Foams are dense suspensions of gas bubbles in a liquid. They have many industrial applications, as end products (shaving cream, shampoo, fire suppression) and as useful tools (used for separating components in froth flotation or in transporting sand into oil wells). They also can be impediments to manufacturing, forming when fluids are mixed energetically. Despite their simple ingredients (air, water, and surfactant) foams behave in quite complicated ways. At low stresses they resist shear like solids. At higher stress, they flow like liquids. They also can be compressed like gases. Deciphering the mechanisms underlying this complicated rheology is of importance to the understanding and application of foams.
Most models of foams have been in the ``dry'' limit, where the bubble sides are polygonal films and the volume fraction of liquid is small. The relevant dynamical objects in a two dimensional dry foam model are the vertices where bubbles sides meet.
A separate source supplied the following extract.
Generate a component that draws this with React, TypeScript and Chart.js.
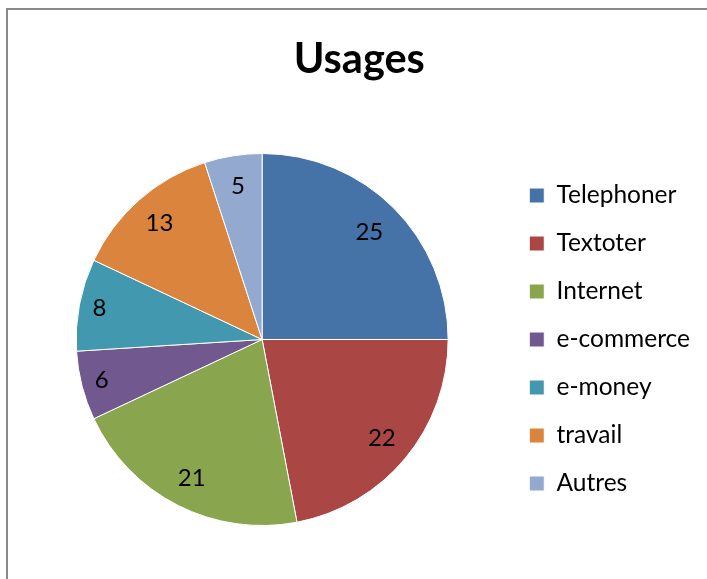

Geometrical difficulties have restricted these models to two dimensions, and modifications that relax the constraint are awkward. In contrast, a new model by Durian makes the bubbles themselves the dynamical objects of interest, handles wet foams (), and works equally well in two and three dimensions. Concentrating on bubbles is motivated by the experimental observation that foams flow by a series of bubble rearrangement events. The important features of the flow should therefore be reproduced by a model that ignores fine scale details (such as the hydrodynamics of fluid in the films) but gets the forces between bubbles roughly correct. In Durian's model, each bubble has a center and a radius and no other properties. In lieu of deforming, overlapping bubbles repel one another, and in lieu of film hydrodynamics, overlapping bubbles exert drag forces on one another.
Currently, a numerical simulation of Durian's model in two dimensions is being used to measure viscoelastic properties and characterize the rearrangement events in slowly driven two dimensional foams. Although the model is simply stated, there are subtleties in writing an efficient simulation program. Keeping track of neighboring bubbles requires careful bookkeeping, and sparse matrix equations must be constructed and solved at every time step. The program solves for the bubble positions as a function of time under a variety of boundary conditions: constant shear rate, fixed displacement, constant shear stress, or constant spring pulling speed. The latter mimics conditions in friction experiments, where one end of a spring is attached to an object and the other end is pulled at constant velocity.
Analogies between models for earthquakes, for flow of granular materials, and for friction between sliding surfaces are being pursued. The extension to three dimensions should happen when it is felt that the two dimensional simulation is under control.